Microsoft Rips Off Plurk

It seems that Microsoft China has ripped off the design, UI and code of Plurk, China’s most popular microblogging service. Microsoft’s “MClub” (club.msn.cn) doesn’t just look uncannily similar, a lot of the JavaScript looks to have been copied and pasted.

We were first tipped off by high profile bloggers and Taiwanese users of our community that Microsoft had just launched a new Chinese microblogging service that looked eerily similar to Plurk. Needless to say we were absolutely shocked and outraged when we first saw with our own eyes the cosmetic similarities Microsoft’s new offering had with Plurk. From the filter tabs, emoticons, qualifier/verb placement, Karma scoring system, media support, new user walkthroughs to pretty much everything else that gives Plurk its trademark appeal, Microsoft China’s offering ripped off our service.

See the original Plurk Blog post for all the intriguing details. We need to see some social media push on this, I think. Unless there’s more to this story, it seems that Microsoft, arguably the largest software company in the world, is peddling a plagiarized product.

  • http://stevenclark.com.au Steven Clark

    Matt, I’m wondering if at sometime the Plurk guys didn’t get an interview from Microsoft for potential financing that never eventuated. One thing Microsoft is apparently rife at is calling small firms in and getting them to sign a sheet before they get the interview – it allows microsoft to not only look at your code but to snarfle it up like a big code pig and not ever pay you any royalties…

    The Australian guy who just won the half a billion dollar settlement from microsoft (under appeal) over his authentication code (used in Windows) was asked early on to sign such a deal. He’d just read a book about Microsoft business tactics so refused. He said, after the verdict, that had he signed that paper that day he’d have been without a case to chase them on.

    So… maybe this is a case of signing one’s work away to the money grubbers with the fine print…

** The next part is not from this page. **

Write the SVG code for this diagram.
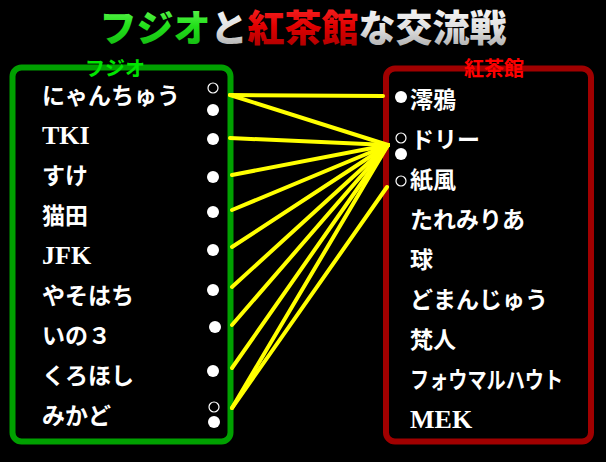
<svg xmlns="http://www.w3.org/2000/svg" width="606" height="462" viewBox="0 0 606 462">
<defs>
<linearGradient id="gG" x1="0" y1="0" x2="0" y2="1"><stop offset="0" stop-color="#7dff6a"/><stop offset="0.5" stop-color="#22e01a"/><stop offset="1" stop-color="#10b010"/></linearGradient>
<linearGradient id="gR" x1="0" y1="0" x2="0" y2="1"><stop offset="0" stop-color="#ff3030"/><stop offset="0.5" stop-color="#e00000"/><stop offset="1" stop-color="#a00000"/></linearGradient>
<linearGradient id="gW" x1="0" y1="0" x2="0" y2="1"><stop offset="0" stop-color="#ffffff"/><stop offset="0.55" stop-color="#e0e0e0"/><stop offset="1" stop-color="#a0a0a0"/></linearGradient>
<style>
.title{font-family:"Noto Sans CJK JP",sans-serif;font-weight:900;font-size:37px}
.name{font-family:"Liberation Serif","Noto Sans CJK JP",serif;font-weight:bold;font-size:23px;fill:#ffffff}
.lat{font-size:26px}
.hdr{font-family:"Liberation Serif","Noto Sans CJK JP",serif;font-weight:bold;font-size:20px}
.dot{fill:#ffffff}
.ring{fill:none;stroke:#ffffff;stroke-width:1.2}
.link{stroke:#ffff00;stroke-width:4;stroke-linecap:round;fill:none}
</style>
</defs>
<rect width="606" height="462" fill="#000000"/>
<g id="title">
<text class="title" x="303" y="42" text-anchor="middle"><tspan fill="url(#gG)">フジオ</tspan><tspan fill="url(#gW)">と</tspan><tspan fill="url(#gR)">紅茶館</tspan><tspan fill="url(#gW)">な交流戦</tspan></text>
</g>
<g id="fujio-team">
<rect x="12.5" y="67.5" width="218" height="374" rx="9" fill="none" stroke="#00a000" stroke-width="6"/>
<text class="hdr" x="115" y="76" text-anchor="middle" fill="#00e600">フジオ</text>
</g>
<g id="koucha-team">
<rect x="386" y="68.5" width="205" height="373" rx="9" fill="none" stroke="#a00000" stroke-width="6"/>
<text class="hdr" x="494" y="76" text-anchor="middle" fill="#ff0000">紅茶館</text>
</g>
<g id="connectors">
<line class="link" x1="230" y1="95" x2="383" y2="96"/>
<line class="link" x1="230" y1="95" x2="388" y2="145"/>
<line class="link" x1="230" y1="138" x2="388" y2="145"/>
<line class="link" x1="232" y1="175" x2="388" y2="145"/>
<line class="link" x1="232" y1="210" x2="388" y2="145"/>
<line class="link" x1="232" y1="247" x2="388" y2="145"/>
<line class="link" x1="232" y1="287" x2="388" y2="145"/>
<line class="link" x1="232" y1="325" x2="388" y2="145"/>
<line class="link" x1="232" y1="368" x2="388" y2="145"/>
<line class="link" x1="232" y1="408" x2="388" y2="145"/>
<line class="link" x1="232" y1="408" x2="387" y2="187"/>
</g>
<g id="f-nyanchu"><text class="name" x="42" y="104">にゃんちゅう</text><circle class="ring" cx="213" cy="88" r="5"/><circle class="dot" cx="213" cy="110" r="6"/></g>
<g id="f-tki"><text class="name lat" x="42" y="144">TKI</text><circle class="dot" cx="213" cy="139" r="6"/></g>
<g id="f-suke"><text class="name" x="42" y="184">すけ</text><circle class="dot" cx="213" cy="177" r="6"/></g>
<g id="f-nekota"><text class="name" x="42" y="224">猫田</text><circle class="dot" cx="213" cy="212" r="6"/></g>
<g id="f-jfk"><text class="name lat" x="42" y="264">JFK</text><circle class="dot" cx="213" cy="250" r="6"/></g>
<g id="f-yasohachi"><text class="name" x="42" y="304">やそはち</text><circle class="dot" cx="213" cy="290" r="6"/></g>
<g id="f-ino3"><text class="name" x="42" y="344">いの３</text><circle class="dot" cx="215" cy="327" r="6"/></g>
<g id="f-kurohoshi"><text class="name" x="42" y="384">くろほし</text><circle class="dot" cx="213" cy="371" r="6"/></g>
<g id="f-mikado"><text class="name" x="42" y="424">みかど</text><circle class="ring" cx="214" cy="407" r="5"/><circle class="dot" cx="214" cy="422" r="6"/></g>
<g id="k-reia"><circle class="dot" cx="401" cy="97" r="6"/><text class="name" x="410" y="108">澪鴉</text></g>
<g id="k-dory"><circle class="ring" cx="401" cy="138" r="5"/><circle class="dot" cx="401" cy="154" r="6"/><text class="name" x="411" y="148">ドリー</text></g>
<g id="k-shifuu"><circle class="ring" cx="401" cy="181" r="5"/><text class="name" x="410" y="188">紙風</text></g>
<g id="k-taremiria"><text class="name" x="410" y="228">たれみりあ</text></g>
<g id="k-kyu"><text class="name" x="410" y="268">球</text></g>
<g id="k-domanju"><text class="name" x="410" y="308">どまんじゅう</text></g>
<g id="k-bonjin"><text class="name" x="410" y="348">梵人</text></g>
<g id="k-fomalhaut"><text class="name" x="410" y="388" textLength="153" lengthAdjust="spacingAndGlyphs">フォウマルハウト</text></g>
<g id="k-mek"><text class="name lat" x="410" y="428">MEK</text></g>
</svg>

    It will be interesting to see Microsoft’s response. Maybe I’m wrong, who knows? Has Plurk been into Microsoft’s offices recently looking for a deal?

    • http://www.webmaster-source.com Matt

      I don’t know. I’m not really a Plurker. :)

      But if that is the case, it’s still wrong. Just wrong. And people talk about how “evil” Apple and Google are…

  • http://stevenclark.com.au Steven Clark

    Ha ha… MS is just a shadow on the same path as other large companies who get caught up in the “maximising revenue” stream. And all the while we keep reading about these lousey three strikes laws that governments keep trying to sneak into our lives…

    I wonder if in 10 years time we’ll be asking what killed the web – greed or simply forgetting that its about people freely connecting and sharing information…

    I’m kind of hoping that a Plurker will drop by with some insider gossip about how Microsoft got hold of the idea that they could do this one. There must be a story, I guess.

    • http://www.webmaster-source.com Matt

      The root problem is the stock market, I think. If a company doesn’t have linearly increasing revenue, it’s deemed a failure and folds. Nothing in reality is linear, least of all matters of economics.

      The problem is that we have huge multinational companies that aren’t just making one or two people some money, but making scores of executives and major shareholders craploads of money.

      And it’s never enough for them…

      I’m kind of hoping that a Plurker will drop by with some insider gossip about how Microsoft got hold of the idea that they could do this one. There must be a story, I guess.

      Yes, that would certainly be nice. I think Techcrunch, Mashable, and the usual suspects have picked up on the story now, so I might have to give their comments a quick scan and see if anyone’s shed some light on this.